6. The main thing to remember is that backing up is the easy part—finding your file and restoring it is the hard part. Make sure you regularly test your restore prodecures.
Geographic Separation of your Data
1. Once you have your data backed up and replicated, it’s also a good idea to separate your primary and your secondary data store geographically. The only problem with this is that it could cost a lot of money for a telecommunications circuit to connect the two stores.
2. It is one thing to have a copy of your data in another place for a catastrophic outage (like a fire in your server room), but it’s another thing to have an online, readily accessible data store that is immediately available for a business continuity scenario. If you lose a windows volume, you want the business to continue immediately. If you have a slow connection to your secondary volume, it will make working on it difficult or impossible.
3. At Little, we brought our secondary data store back from the data center because we only had a 10mb data connection and couldn’t afford a faster connection.

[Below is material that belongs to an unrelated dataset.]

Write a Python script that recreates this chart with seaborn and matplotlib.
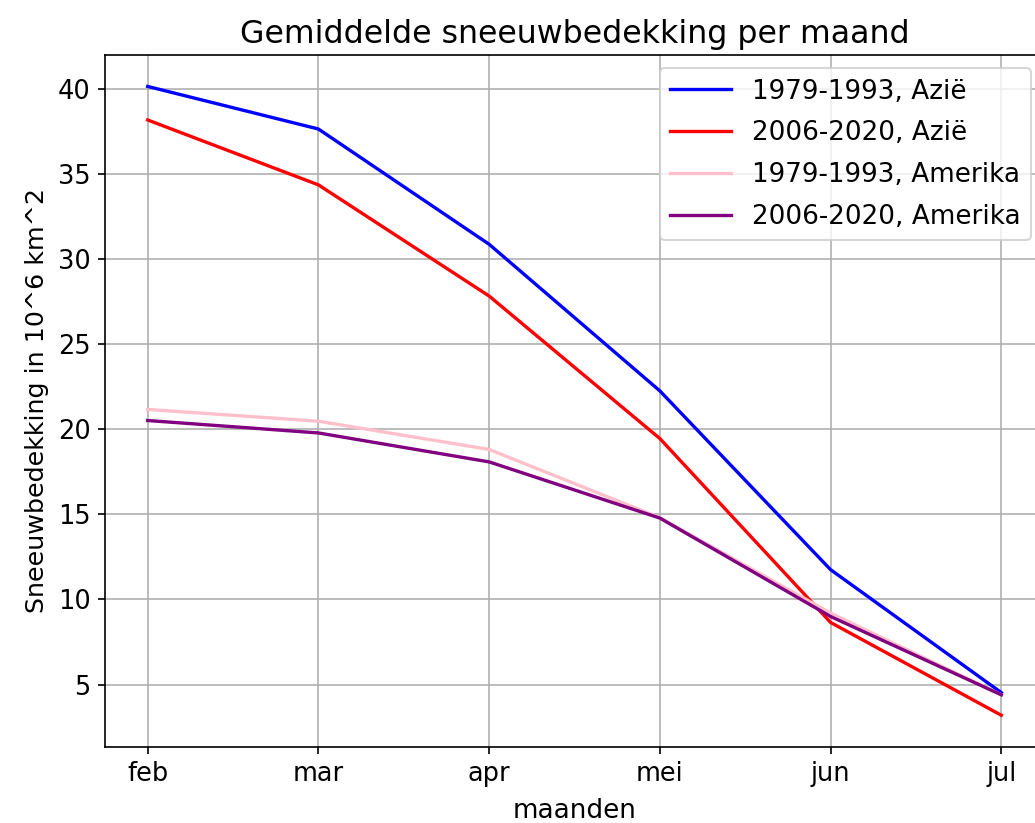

If we had a gigabit connection, the two data stores were in sync within 5 mins. With a 10mb connection, the stores were at least 8 hours out of sync. We still have separation of the data stores by placing them in two separate buildings on two separate floors on the same campus. Then we connected with them gigabit fiber in order to get the throughput. One day, we will be able to afford a gig connection that is a long distance away (did you see that Google announcement for gig internet service?) and I’ll be able to move my primary/secondary volumes further away (to another city).
These are the best practices for data protection and can be adopted by all sizes of firms and budgets.